Prestigiando a proteção à livre concorrência assegurada pela Constituição da República (art. 170, IV) e buscando reparar de forma mais satisfatória danos sofridos por empresas em decorrência de práticas concorrenciais proibidas, a Lei 14.470/2022 altera a Lei de Defesa da Concorrência (Lei 12.529/2011) e estabelece o ressarcimento em dobro do prejuízo sofrido por empresas vítimas de cartéis, prática anticoncorrencial que consiste, em síntese, em um acordo de cooperação entre empresas para controlar um mercado, determinando preços e limitando a concorrência.
Diante da proteção Constitucional da Concorrência, a Lei 12.529/2011 criou o Sistema Brasileiro de Defesa da Concorrência – SBDC que é composto pelo Conselho Administrativo de Defesa Econômica – Cade e pela Secretaria de Promoção da Produtividade e Advocacia da Concorrência (Seprac) do Ministério da Fazenda.

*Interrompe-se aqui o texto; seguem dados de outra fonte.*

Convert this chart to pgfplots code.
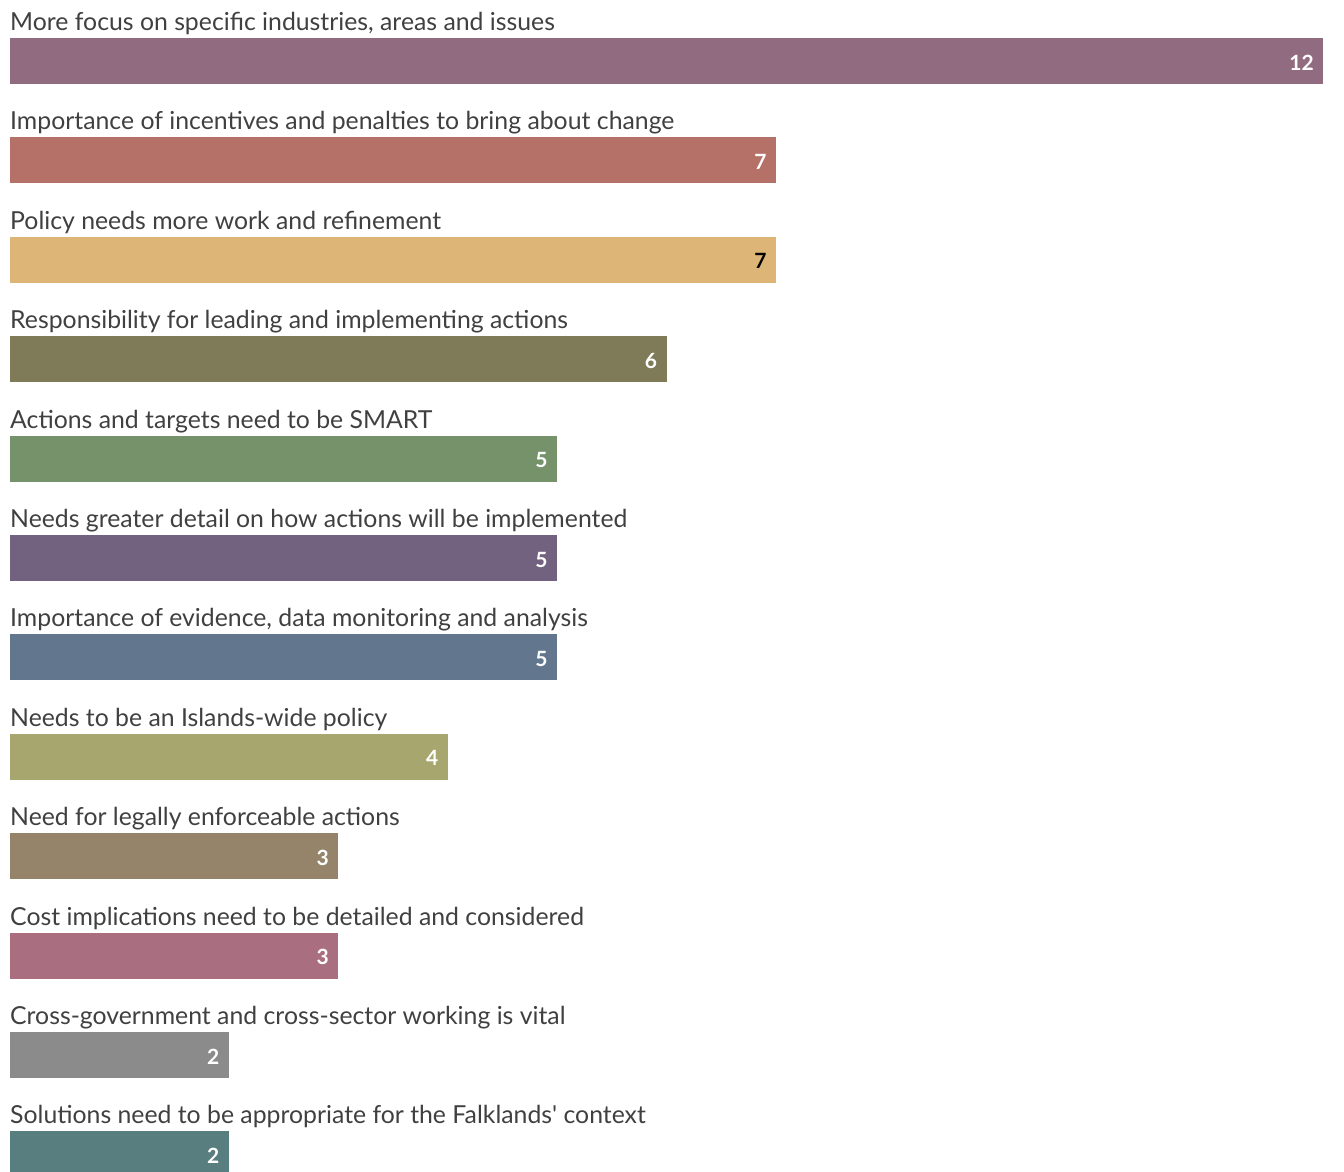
\documentclass[border=0pt]{standalone}
\usepackage{pgfplots}
\pgfplotsset{compat=1.18}
\usepackage{fontspec}
\setmainfont{Lato}
\definecolor{c1}{HTML}{916B7F}
\definecolor{c2}{HTML}{B57068}
\definecolor{c3}{HTML}{DDB577}
\definecolor{c4}{HTML}{7F7A58}
\definecolor{c5}{HTML}{76926A}
\definecolor{c6}{HTML}{72617F}
\definecolor{c7}{HTML}{62778E}
\definecolor{c8}{HTML}{A6A66E}
\definecolor{c9}{HTML}{96846A}
\definecolor{c10}{HTML}{A96E80}
\definecolor{c11}{HTML}{8B8B8B}
\definecolor{c12}{HTML}{587E7F}
\definecolor{textgray}{HTML}{404040}
\begin{document}
\begin{tikzpicture}
\begin{axis}[
  xbar, scale only axis,
  width=1344pt, height=1171pt,
  xmin=-0.0914, xmax=12.19,
  ymin=-0.614, ymax=11.167,
  y dir=reverse,
  axis lines=none,
  bar width=0.463, bar shift=0pt,
  /pgf/number format/assume math mode=true,
  nodes near coords,
  every node near coord/.append style={anchor=east, xshift=-6pt, yshift=-1.5pt, font=\fontsize{21}{24}\selectfont\bfseries, text=white},
]
\path (rel axis cs:0,0) rectangle (rel axis cs:1,1);
\addplot[fill=c1, draw=none] coordinates {(12,0)};
\addplot[fill=c2, draw=none] coordinates {(7,1)};
\addplot[fill=c3, draw=none, every node near coord/.append style={text=black}] coordinates {(7,2)};
\addplot[fill=c4, draw=none] coordinates {(6,3)};
\addplot[fill=c5, draw=none] coordinates {(5,4)};
\addplot[fill=c6, draw=none] coordinates {(5,5)};
\addplot[fill=c7, draw=none] coordinates {(5,6)};
\addplot[fill=c8, draw=none] coordinates {(4,7)};
\addplot[fill=c9, draw=none] coordinates {(3,8)};
\addplot[fill=c10, draw=none] coordinates {(3,9)};
\addplot[fill=c11, draw=none] coordinates {(2,10)};
\addplot[fill=c12, draw=none] coordinates {(2,11)};
\begin{scope}[every node/.style={anchor=base west, inner sep=0pt, text=textgray, font=\fontsize{24.8}{28}\selectfont}]
\node at (axis cs:0,-0.307) {More focus on specific industries, areas and issues};
\node at (axis cs:0,0.693) {Importance of incentives and penalties to bring about change};
\node at (axis cs:0,1.693) {Policy needs more work and refinement};
\node at (axis cs:0,2.693) {Responsibility for leading and implementing actions};
\node at (axis cs:0,3.693) {Actions and targets need to be SMART};
\node at (axis cs:0,4.693) {Needs greater detail on how actions will be implemented};
\node at (axis cs:0,5.693) {Importance of evidence, data monitoring and analysis};
\node at (axis cs:0,6.693) {Needs to be an Islands-wide policy};
\node at (axis cs:0,7.693) {Need for legally enforceable actions};
\node at (axis cs:0,8.693) {Cost implications need to be detailed and considered};
\node at (axis cs:0,9.693) {Cross-government and cross-sector working is vital};
\node at (axis cs:0,10.693) {Solutions need to be appropriate for the Falklands\textquotesingle{} context};
\end{scope}
\end{axis}
\end{tikzpicture}
\end{document}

A Lei de Defesa da Concorrência já oferecia uma complexidade de medidas repressivas e proibitivas para assegurar a livre concorrência de mercado, no entanto a alteração legislativa inova ao facilitar o caminho para as ações privadas de reparação, como ações de responsabilidade civil por perdas e danos decorrentes de ilícitos concorrenciais, complementando a ação Estatal com pena civil para tentar tornar financeiramente inviáveis práticas anticoncorrenciais.
Como se sabe a Responsabilidade Civil tem multifunções, e, além do caráter inerentemente reparador que busca recompor o dano causado reequilibrando patrimonialmente as partes, também pode ser punitivo, como penalidade cível ao infrator com objetivo de desestimular condutas ilícitas e caráter precaucional como forma de inibir atividade com potencial danoso.
Nota-se, claramente, a opção do legislador pela aplicação de “punitive damages”, de forma similar ao já aplicado pelo Código de Defesa do Consumidor quanto à repetição de indébito, ou seja, o pagamento em dobro do que for cobrado indevidamente (CDC, art. 42, parágrafo único), desabonando e desencorajando a repetição do ilícito, oferecendo uma recompensa à vítima pela ilicitude da conduta do infrator que não se confunde com a função reparatória da responsabilidade civil cujo objetivo é a de recompor o efetivo prejuízo suportado, sendo verdadeira penalidade civil imposta ao do ilícito.
Os múltiplos indenizatórios, como é o caso da alteração trazida pela Lei 14.470/22, que determina o ressarcimento em dobro às vítimas de infração contra a ordem econômica, buscam além de reparar os danos suportados, desincentivar a prática de ilícitos, indo além da usual tentativa de reestabelecer a situação prévia do prejudicado pela simples restituição do prejuízo, impondo pena privada além de quaisquer outras penas administrativas e penais eventualmente impostas.
Nesse sentir, alguns juristas, como Nelson Rosenvald, fazem interessantes considerações sobre instituto conhecido no direito anglo-saxão como múltiplos indenizatórios (enhanced damages) e a já conhecida indenização punitiva (punitive damages). Tratando-se o primeiro de instituto simultaneamente compensatório e punitivo necessariamente atrelado à conduta dolosa e maliciosa do agente, apontando certa similaridade entre eles e até mesmo que os múltiplos compensatórios surgem como uma variação da já prestigiada indenização punitiva, no entanto, aponta também que a questão é paradoxal e desafiadora para a doutrina brasileira.
Analiticamente, apesar da alteração legislativa trazer mais severidade quanto à responsabilidade civil atrelada à ilícitos concorrenciais, a lei traz critérios objetivos de fixação de danos punitivos, determinando especificamente que a indenização será o ressarcimento equivalente ao dobro do prejuízo sofrido, portanto, parâmetro tangível de fixação, o que implica, certamente, em maior segurança jurídica e assertividade às decisões judiciais futuras.